Our sharp-tongued pal Bern Chapin has written
an excellent rejoinder to
Mark Gavreau Judge's article on the American Spectator site in which the latter claimed that people on the Right should abjure popular pleasures such as NASCAR, country music, and even rock and roll and football, as well as down-home clothing styles such as tee shirts, sneakers, and jeans, and that we should all shop at Brooks Brothers instead of Wal-Mart.
On our site, Hunter Baker took exception to Judge's suggestion that Christianity requires an individual to wear certain types of clothes and enjoy certain types of entertainment, a claim which Jesus would certainly have found ludicrous. Hunter is absolutely right about this.
Judge seems to be going for a sort of Gay Puritanism here.
Hunter is correct to take him to task for it.
Now, as I said earlier on this blog, I do agree that "Most prominent conservatives today have little appreciation of the fine arts, and they show little respect for style, just as Mark says. Among the causes for this, I would suggest the fact that conservatism used to be a more elite position than it has been since Reagan, who made real the populism that Goldwater's candidacy had begun." (I then left Judge and went into a discussion of the Omniculture.) But Hunter and Bern are right to bring out these other implications of Judge's elitism. The notion that the right should be a movement of people who shop at Brooks Brothers and not Wal-Mart is a guarantee of marginalization. There just aren't that many people who can afford to do the former and not the latter. (Otherwise, the president would be a member of the Green Party.)
In addition and even more importantly (if you can imagine anything as being more important than partisan politics), it's silly to place stylistic litmus tests on morality. Either people love God above all things and love their neighbors more than themselves, or they don't. Wingtips and sneakers provide not the slightest clue of an individual's position on that—or, if anything, one would expect a person who really keeps those two commandments to be wearing the more humble footwear.

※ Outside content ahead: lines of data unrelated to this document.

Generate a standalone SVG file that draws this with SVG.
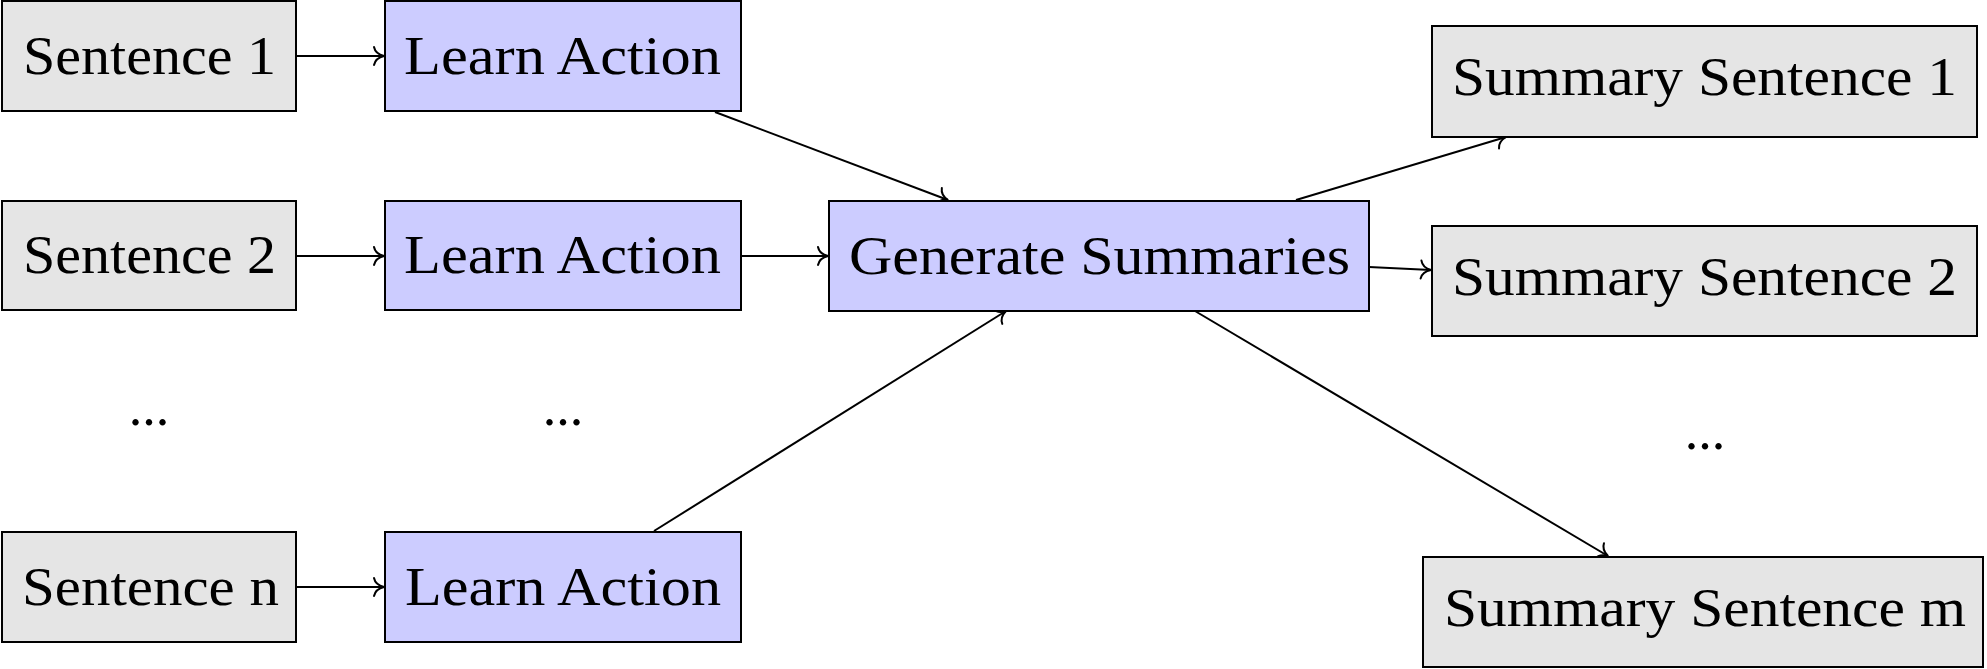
<svg xmlns="http://www.w3.org/2000/svg" width="1987" height="669" viewBox="0 0 1987 669">
<style>
.gray{fill:#e5e5e5;stroke:#000;stroke-width:2}
.blue{fill:#ccccff;stroke:#000;stroke-width:2}
.t{font-family:"Liberation Serif","Times New Roman",serif;font-size:54px;fill:#000}
.c{fill:none;stroke:#000;stroke-width:2}
</style>
<defs>
<marker id="ah" markerUnits="userSpaceOnUse" viewBox="-13 -11 15 22" markerWidth="15" markerHeight="22" refX="0" refY="0" orient="auto">
<path d="M-10,-9 C-9,-4 -4,-1 0,0 C-4,1 -9,4 -10,9" fill="none" stroke="#000" stroke-width="2" stroke-linecap="round"/>
</marker>
</defs>
<rect width="1987" height="669" fill="#fff"/>
<g id="connectors">
<line class="c" x1="296" y1="56" x2="384" y2="56" marker-end="url(#ah)"/>
<line class="c" x1="296" y1="256" x2="384" y2="256" marker-end="url(#ah)"/>
<line class="c" x1="296" y1="587" x2="384" y2="587" marker-end="url(#ah)"/>
<line class="c" x1="741" y1="256" x2="828" y2="256" marker-end="url(#ah)"/>
<line class="c" x1="715" y1="112" x2="948" y2="200" marker-end="url(#ah)"/>
<line class="c" x1="654" y1="531" x2="1006" y2="311" marker-end="url(#ah)"/>
<line class="c" x1="1296" y1="200" x2="1506" y2="137" marker-end="url(#ah)"/>
<line class="c" x1="1369" y1="267" x2="1431" y2="270" marker-end="url(#ah)"/>
<line class="c" x1="1195" y1="311" x2="1608" y2="556" marker-end="url(#ah)"/>
</g>
<g id="sentence1"><rect class="gray" x="2" y="1" width="294" height="110"/><text class="t" x="23" y="74" textLength="253" lengthAdjust="spacingAndGlyphs">Sentence 1</text></g>
<g id="sentence2"><rect class="gray" x="2" y="201" width="294" height="109"/><text class="t" x="23" y="273" textLength="253" lengthAdjust="spacingAndGlyphs">Sentence 2</text></g>
<g id="sentencen"><rect class="gray" x="2" y="532" width="294" height="110"/><text class="t" x="22" y="605" textLength="257" lengthAdjust="spacingAndGlyphs">Sentence n</text></g>
<g id="learn1"><rect class="blue" x="385" y="1" width="356" height="110"/><text class="t" x="404" y="74" textLength="317" lengthAdjust="spacingAndGlyphs">Learn Action</text></g>
<g id="learn2"><rect class="blue" x="385" y="201" width="356" height="109"/><text class="t" x="404" y="273" textLength="317" lengthAdjust="spacingAndGlyphs">Learn Action</text></g>
<g id="learnn"><rect class="blue" x="385" y="532" width="356" height="110"/><text class="t" x="405" y="605" textLength="316" lengthAdjust="spacingAndGlyphs">Learn Action</text></g>
<g id="generate"><rect class="blue" x="829" y="201" width="540" height="110"/><text class="t" x="849" y="274" textLength="501" lengthAdjust="spacingAndGlyphs">Generate Summaries</text></g>
<g id="summary1"><rect class="gray" x="1432" y="26" width="545" height="111"/><text class="t" x="1452" y="95" textLength="505" lengthAdjust="spacingAndGlyphs">Summary Sentence 1</text></g>
<g id="summary2"><rect class="gray" x="1432" y="226" width="545" height="110"/><text class="t" x="1452" y="295" textLength="505" lengthAdjust="spacingAndGlyphs">Summary Sentence 2</text></g>
<g id="summarym"><rect class="gray" x="1423" y="557" width="560" height="110"/><text class="t" x="1444" y="626" textLength="522" lengthAdjust="spacingAndGlyphs">Summary Sentence m</text></g>
<g id="dots">
<text class="t" x="149" y="425" text-anchor="middle">...</text>
<text class="t" x="563" y="425" text-anchor="middle">...</text>
<text class="t" x="1705" y="449" text-anchor="middle">...</text>
</g>
</svg>
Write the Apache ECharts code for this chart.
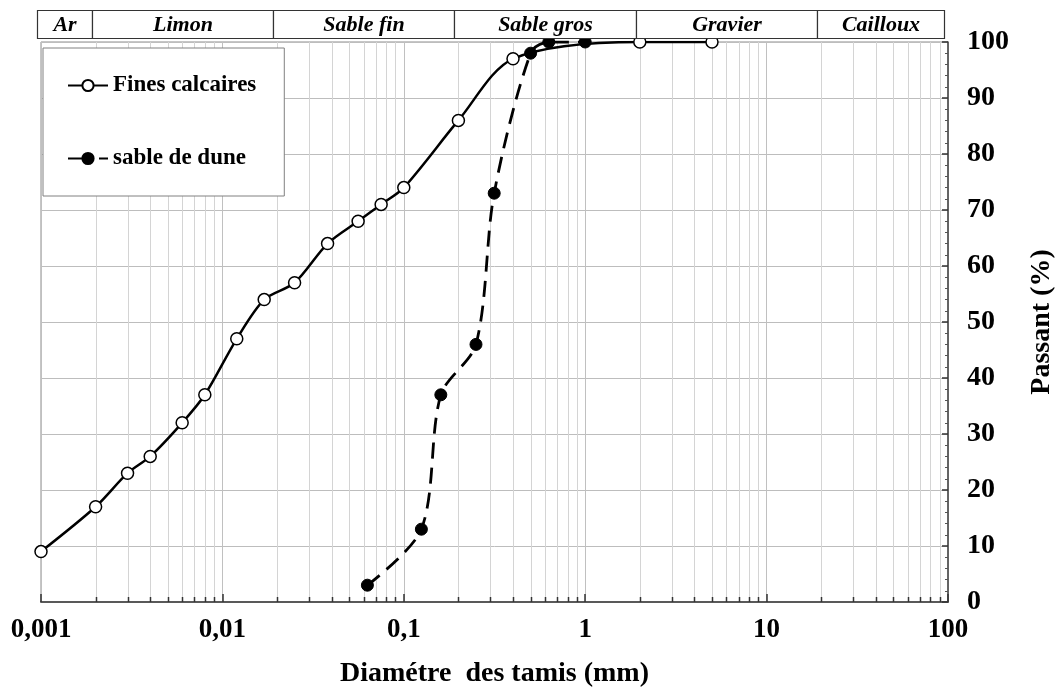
<!DOCTYPE html>
<html>
<head>
<meta charset="utf-8">
<script src="https://cdn.jsdelivr.net/npm/echarts@6/dist/echarts.min.js"></script>
<style>
  html, body { margin: 0; padding: 0; background: #ffffff; }
  #chart { width: 1061px; height: 695px; }
</style>
</head>
<body>
<div id="chart"></div>
<script>
// Grain-size curves: sieve diameter (mm) vs. percent passing
const finesDiam = [0.001, 0.002, 0.003, 0.004, 0.006, 0.008, 0.012, 0.017, 0.025, 0.038, 0.056, 0.075, 0.1, 0.2, 0.4, 2, 5];
const finesPass = [9, 17, 23, 26, 32, 37, 47, 54, 57, 64, 68, 71, 74, 86, 97, 100, 100];

const duneDiam = [0.063, 0.125, 0.16, 0.25, 0.315, 0.5, 0.63, 1];
const dunePass = [3, 13, 37, 46, 73, 98, 100, 100];

// Axis tick labels (one per decade, French decimal comma)
const xTickLabels = ['0,001', '0,01', '0,1', '1', '10', '100'];

// Soil classes along the top, with their diameter limits (mm)
const bandNames = ['Ar', 'Limon', 'Sable fin', 'Sable gros', 'Gravier', 'Cailloux'];
const bandEdges = [0.001, 0.002, 0.02, 0.2, 2, 20, 100];

// Minor log gridlines (2..9 in every decade)
const minorX = [];
for (let d = -3; d < 2; d++) {
  for (let m = 2; m <= 9; m++) minorX.push([m * Math.pow(10, d), 0]);
}

const serif = "'Liberation Serif', 'Times New Roman', serif";
const chart = echarts.init(document.getElementById('chart'), null, { renderer: 'canvas' });

const snap = v => Math.round(v) + 0.5;

chart.setOption({
  animation: false,
  backgroundColor: '#ffffff',
  grid: {
    left: 41, right: 113, top: 42, bottom: 93,
    outerBoundsMode: 'none',
    containLabel: false,
    show: true, borderColor: '#8c8c8c', borderWidth: 1
  },
  legend: {
    data: [
      { name: 'Fines calcaires' },
      { name: 'sable de dune', lineStyle: { type: [17, 14] } }
    ],
    orient: 'vertical',
    left: 43, top: 48,
    padding: [26, 28, 26, 24],
    itemGap: 50,
    itemWidth: 40, itemHeight: 14,
    backgroundColor: '#ffffff',
    borderColor: '#808080', borderWidth: 1,
    textStyle: { fontFamily: serif, fontWeight: 'bold', fontSize: 23, color: '#000' }
  },
  xAxis: {
    type: 'log', logBase: 10, min: 0.001, max: 100,
    name: 'Diamétre  des tamis (mm)',
    nameLocation: 'middle', nameGap: 58,
    nameTextStyle: { fontFamily: serif, fontWeight: 'bold', fontSize: 28, color: '#000' },
    axisLine: { show: true, lineStyle: { color: '#595959', width: 2 } },
    axisTick: { show: true, inside: true, length: 8, lineStyle: { color: '#333', width: 1.5 } },
    axisLabel: {
      margin: 15, fontFamily: serif, fontWeight: 'bold', fontSize: 27, color: '#000',
      formatter: v => xTickLabels[Math.round(Math.log10(v)) + 3]
    },
    splitLine: { show: true, lineStyle: { color: '#c0c0c0', width: 1 } }
  },
  yAxis: {
    type: 'value', position: 'right', min: 0, max: 100, interval: 10,
    name: 'Passant (%)',
    nameLocation: 'middle', nameRotate: 90, nameGap: 80,
    nameTextStyle: { fontFamily: serif, fontWeight: 'bold', fontSize: 28, color: '#000' },
    axisLine: { show: true, lineStyle: { color: '#444', width: 1.5 } },
    axisTick: { show: true, inside: true, length: 6, lineStyle: { color: '#333', width: 1.5 } },
    minorTick: { show: true, splitNumber: 5, length: 3, lineStyle: { color: '#555', width: 1 } },
    axisLabel: { margin: 19, fontFamily: serif, fontWeight: 'bold', fontSize: 28, color: '#000' },
    splitLine: { show: true, lineStyle: { color: '#bdbdbd', width: 1 } }
  },
  series: [
    {
      name: 'minor-grid',
      type: 'custom',
      silent: true,
      z: 1,
      data: minorX,
      renderItem: (params, api) => {
        const x = api.value(0);
        const b = api.coord([x, 0]);
        const t = api.coord([x, 100]);
        const px = snap(b[0]);
        return {
          type: 'group',
          children: [
            { type: 'line', shape: { x1: px, y1: b[1], x2: px, y2: t[1] },
              style: { stroke: '#d4d4d4', lineWidth: 1 } },
            { type: 'line', shape: { x1: px, y1: b[1], x2: px, y2: b[1] - 5 },
              style: { stroke: '#333', lineWidth: 1.5 } }
          ]
        };
      }
    },
    {
      name: 'Fines calcaires',
      type: 'line',
      z: 3,
      smooth: 0.3,
      data: finesDiam.map((d, i) => [d, finesPass[i]]),
      symbol: 'circle', symbolSize: 12,
      itemStyle: { color: '#ffffff', borderColor: '#000', borderWidth: 1.5 },
      lineStyle: { color: '#000', width: 2.5 }
    },
    {
      name: 'sable de dune',
      type: 'line',
      z: 4,
      smooth: 0.3,
      data: duneDiam.map((d, i) => [d, dunePass[i]]),
      symbol: 'circle', symbolSize: 12,
      itemStyle: { color: '#000', borderColor: '#000', borderWidth: 1 },
      lineStyle: { color: '#000', width: 2.8, type: [16, 9] }
    }
  ]
});

// Soil-class header boxes, placed from the diameter limits on the x scale
const bandShift = -4;
const bandTop = 10, bandBottom = 38;
const bandGraphics = [];
for (let i = 0; i < bandNames.length; i++) {
  const x0 = snap(chart.convertToPixel({ xAxisIndex: 0 }, bandEdges[i]) + bandShift);
  const x1 = snap(chart.convertToPixel({ xAxisIndex: 0 }, bandEdges[i + 1]) + bandShift);
  bandGraphics.push({
    type: 'rect',
    shape: { x: x0, y: bandTop + 0.5, width: x1 - x0, height: bandBottom - bandTop },
    style: { fill: '#ffffff', stroke: '#333', lineWidth: 1.2 },
    z: 10
  });
  bandGraphics.push({
    type: 'text',
    x: (x0 + x1) / 2, y: (bandTop + bandBottom) / 2 + 1,
    style: {
      text: bandNames[i], align: 'center', verticalAlign: 'middle',
      font: "italic bold 22px 'Liberation Serif', serif", fill: '#000'
    },
    z: 11
  });
}
chart.setOption({ graphic: bandGraphics });
</script>
</body>
</html>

Of course, if one has a certain amount of the ready and has come by it honestly, sure, looking nice is better than being a slob, and attending to elevating and edifying art is far better than wallowing in trash. But the particular standards Judge is suggesting are overly specific and snobbish, and they also praise a phenomenon, "metrosexuality," that should be laughed right off the earth as soon as possible. As Bern says,
A metrosexual is one who possesses a woman’s taste, and anyone who has ever cringed at the color pink or had glitter rub off on them knows that female taste cannot always be equated with the word “good.”Another mistake is apparent as metrosexual has never, to my knowledge, been applied to opinions about art and music. The term has always been used in reference to fashion, grooming, habit, and social interest. I have never heard it applied to intellectual interests, but that is an assumption on which the rest of the piece rests.This is an important point. In praising "metrosexuality," Judge is, perhaps unintentionally but definitely, siding with the notion that the differences between men and women are not largely natural but are in fact culturally determined. This is a crucial point, and one which Judge really should revisit and reconsider.

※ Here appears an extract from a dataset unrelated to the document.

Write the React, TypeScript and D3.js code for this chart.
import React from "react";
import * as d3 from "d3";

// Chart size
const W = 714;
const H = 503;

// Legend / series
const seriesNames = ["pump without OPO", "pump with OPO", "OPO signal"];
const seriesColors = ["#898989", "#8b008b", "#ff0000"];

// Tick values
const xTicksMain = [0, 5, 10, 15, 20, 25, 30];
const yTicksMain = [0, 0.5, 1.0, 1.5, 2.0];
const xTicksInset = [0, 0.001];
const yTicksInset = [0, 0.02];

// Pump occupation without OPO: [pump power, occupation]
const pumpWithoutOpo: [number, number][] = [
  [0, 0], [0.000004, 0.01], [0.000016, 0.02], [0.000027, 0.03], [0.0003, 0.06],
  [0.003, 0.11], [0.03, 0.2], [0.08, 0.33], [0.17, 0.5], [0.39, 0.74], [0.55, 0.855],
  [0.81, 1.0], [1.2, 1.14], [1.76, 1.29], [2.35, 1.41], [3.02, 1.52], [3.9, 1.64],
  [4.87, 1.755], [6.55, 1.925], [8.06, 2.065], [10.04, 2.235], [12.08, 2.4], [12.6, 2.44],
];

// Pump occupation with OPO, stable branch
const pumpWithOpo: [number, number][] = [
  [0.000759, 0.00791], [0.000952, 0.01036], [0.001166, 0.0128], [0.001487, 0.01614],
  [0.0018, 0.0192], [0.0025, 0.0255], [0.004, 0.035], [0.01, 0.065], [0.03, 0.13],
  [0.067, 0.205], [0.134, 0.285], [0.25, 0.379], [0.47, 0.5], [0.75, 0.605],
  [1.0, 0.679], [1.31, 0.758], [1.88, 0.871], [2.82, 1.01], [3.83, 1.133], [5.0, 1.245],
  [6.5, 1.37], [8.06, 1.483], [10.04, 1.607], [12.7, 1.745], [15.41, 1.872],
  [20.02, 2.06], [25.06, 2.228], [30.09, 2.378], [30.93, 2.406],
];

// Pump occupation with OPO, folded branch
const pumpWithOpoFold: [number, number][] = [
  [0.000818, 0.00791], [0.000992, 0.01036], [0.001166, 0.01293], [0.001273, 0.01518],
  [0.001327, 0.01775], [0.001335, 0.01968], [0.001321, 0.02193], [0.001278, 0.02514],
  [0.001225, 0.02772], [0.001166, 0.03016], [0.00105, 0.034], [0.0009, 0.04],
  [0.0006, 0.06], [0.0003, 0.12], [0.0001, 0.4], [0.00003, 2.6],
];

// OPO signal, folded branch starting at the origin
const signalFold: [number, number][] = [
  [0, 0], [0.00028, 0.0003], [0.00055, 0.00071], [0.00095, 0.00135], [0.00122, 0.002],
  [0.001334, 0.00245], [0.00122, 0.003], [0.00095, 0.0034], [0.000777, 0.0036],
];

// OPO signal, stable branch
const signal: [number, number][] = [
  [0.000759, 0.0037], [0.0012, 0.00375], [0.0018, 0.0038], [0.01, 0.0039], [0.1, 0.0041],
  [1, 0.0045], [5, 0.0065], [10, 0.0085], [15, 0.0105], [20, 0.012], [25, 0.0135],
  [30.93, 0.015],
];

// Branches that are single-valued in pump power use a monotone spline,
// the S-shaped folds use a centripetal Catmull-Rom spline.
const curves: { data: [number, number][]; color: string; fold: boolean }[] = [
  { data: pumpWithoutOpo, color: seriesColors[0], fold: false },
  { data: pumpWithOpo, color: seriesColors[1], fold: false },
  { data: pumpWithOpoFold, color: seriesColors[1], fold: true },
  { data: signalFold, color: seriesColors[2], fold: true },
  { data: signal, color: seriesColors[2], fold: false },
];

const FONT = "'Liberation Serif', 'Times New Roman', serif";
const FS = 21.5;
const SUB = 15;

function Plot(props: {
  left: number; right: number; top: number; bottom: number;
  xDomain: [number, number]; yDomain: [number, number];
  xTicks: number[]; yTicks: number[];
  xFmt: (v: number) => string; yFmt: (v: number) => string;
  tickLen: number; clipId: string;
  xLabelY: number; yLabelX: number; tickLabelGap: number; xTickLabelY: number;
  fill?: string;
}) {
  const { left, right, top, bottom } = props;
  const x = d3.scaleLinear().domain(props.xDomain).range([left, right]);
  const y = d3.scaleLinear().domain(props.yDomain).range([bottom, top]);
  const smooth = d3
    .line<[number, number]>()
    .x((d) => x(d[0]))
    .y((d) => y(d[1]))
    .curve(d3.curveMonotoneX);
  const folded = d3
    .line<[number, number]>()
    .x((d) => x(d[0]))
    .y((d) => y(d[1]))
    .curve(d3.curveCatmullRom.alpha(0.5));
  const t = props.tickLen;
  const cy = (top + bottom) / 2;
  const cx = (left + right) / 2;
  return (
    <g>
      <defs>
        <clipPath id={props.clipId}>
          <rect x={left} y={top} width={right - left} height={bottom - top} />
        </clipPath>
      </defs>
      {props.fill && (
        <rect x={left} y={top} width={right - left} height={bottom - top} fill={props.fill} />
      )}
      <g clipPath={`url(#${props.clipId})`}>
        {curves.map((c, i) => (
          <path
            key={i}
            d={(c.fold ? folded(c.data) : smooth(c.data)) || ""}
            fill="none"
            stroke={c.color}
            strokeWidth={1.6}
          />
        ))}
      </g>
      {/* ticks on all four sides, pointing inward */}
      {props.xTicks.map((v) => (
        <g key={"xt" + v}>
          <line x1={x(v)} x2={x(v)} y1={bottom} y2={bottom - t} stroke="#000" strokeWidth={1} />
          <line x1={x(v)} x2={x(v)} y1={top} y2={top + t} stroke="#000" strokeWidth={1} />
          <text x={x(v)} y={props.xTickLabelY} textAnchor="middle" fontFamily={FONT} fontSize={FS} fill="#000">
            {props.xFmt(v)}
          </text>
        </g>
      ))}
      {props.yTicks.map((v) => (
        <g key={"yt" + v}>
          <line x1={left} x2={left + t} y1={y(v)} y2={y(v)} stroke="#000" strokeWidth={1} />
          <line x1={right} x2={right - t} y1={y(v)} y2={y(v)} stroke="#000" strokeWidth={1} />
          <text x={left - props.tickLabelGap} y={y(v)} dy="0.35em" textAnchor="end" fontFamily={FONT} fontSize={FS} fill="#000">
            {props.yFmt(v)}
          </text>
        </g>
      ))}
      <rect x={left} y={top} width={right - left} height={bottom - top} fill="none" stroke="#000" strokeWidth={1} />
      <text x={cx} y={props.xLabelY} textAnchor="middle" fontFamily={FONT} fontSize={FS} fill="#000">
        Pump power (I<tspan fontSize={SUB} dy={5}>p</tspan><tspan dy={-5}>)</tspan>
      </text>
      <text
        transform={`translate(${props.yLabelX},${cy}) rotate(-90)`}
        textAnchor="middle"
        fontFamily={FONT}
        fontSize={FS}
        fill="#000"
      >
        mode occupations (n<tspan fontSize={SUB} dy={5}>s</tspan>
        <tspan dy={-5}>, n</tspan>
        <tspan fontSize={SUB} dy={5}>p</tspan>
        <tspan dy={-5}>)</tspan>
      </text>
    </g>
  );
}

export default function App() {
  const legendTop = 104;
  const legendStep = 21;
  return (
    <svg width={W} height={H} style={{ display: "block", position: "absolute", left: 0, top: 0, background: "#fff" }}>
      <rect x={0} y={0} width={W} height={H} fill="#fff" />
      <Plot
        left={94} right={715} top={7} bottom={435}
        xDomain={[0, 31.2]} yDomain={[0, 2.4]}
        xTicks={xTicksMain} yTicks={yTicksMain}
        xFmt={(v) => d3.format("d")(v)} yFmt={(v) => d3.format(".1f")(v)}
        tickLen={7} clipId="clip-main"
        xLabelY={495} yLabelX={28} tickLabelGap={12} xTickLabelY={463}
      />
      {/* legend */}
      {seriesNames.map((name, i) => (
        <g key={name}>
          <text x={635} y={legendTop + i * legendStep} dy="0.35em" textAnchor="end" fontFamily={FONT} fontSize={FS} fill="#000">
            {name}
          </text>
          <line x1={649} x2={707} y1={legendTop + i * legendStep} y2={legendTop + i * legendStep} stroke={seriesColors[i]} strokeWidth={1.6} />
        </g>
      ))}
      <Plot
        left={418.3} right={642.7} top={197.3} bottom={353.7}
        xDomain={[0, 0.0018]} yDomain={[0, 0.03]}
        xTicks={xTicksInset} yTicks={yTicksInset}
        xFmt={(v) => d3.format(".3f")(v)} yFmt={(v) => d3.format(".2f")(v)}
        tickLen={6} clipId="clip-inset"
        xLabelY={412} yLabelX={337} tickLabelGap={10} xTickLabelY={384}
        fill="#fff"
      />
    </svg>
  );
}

So, thanks to Bern for bringing this to the fore.
In addition, I want to add an angry complaint about Judge's disgusting, outrageous dismissal of football as a low-class endeavor. That is a simply contemptible assertion: football is in fact the greatest sport of our time. It gives young men a way to excel in an area that the modern world seldom allows, and it is a thing of great beauty, complexity, and subtlety. It teaches individual achievement within a structure of essential cooperation. A boy who plays football, and to a lesser degree anyone who watches the sport, learns that group success comes from each individual doing the very best at whatever he or she has been told to do. It is a beautiful matter of individuals cooperating to bring their personal abilities together in a group effort. The team that wins consistently is the team in which the most players do exactly what they are supposed to do on the greatest percentage of possessions.
I have coached football at the junior level, and it is a great way to help silly, uncontrolled boys become serious young men. It doesn't always work, as so many cases attest, but of the millions of boys who play organized football, I would suggest that it benefits all of them in some way. If Judge has never played or coached football, and is not even a fan of the sport, well, that says a lot about him, and something any real male would rather keep quiet about. Any woman who finds a contempt for football attractive would be far better off simply finding another woman to live with.
Now, I do think that style is important and that nice things are much better than crap. Much, much better. But Bern and Hunter are absolutely right to point out that Judge is into some very dubious stuff and shouldn't force his weird tastes on other people. Keep that in the closet, girl!
I think that the styles people choose do say important things about them, and I like to be as jaunty and prosperous-looking as possible, but to associate Christianity with metrosexuality strikes me as utterly grotesque. Brrrr.
I suggest that Mr. Judge punt and try to get his defense in order.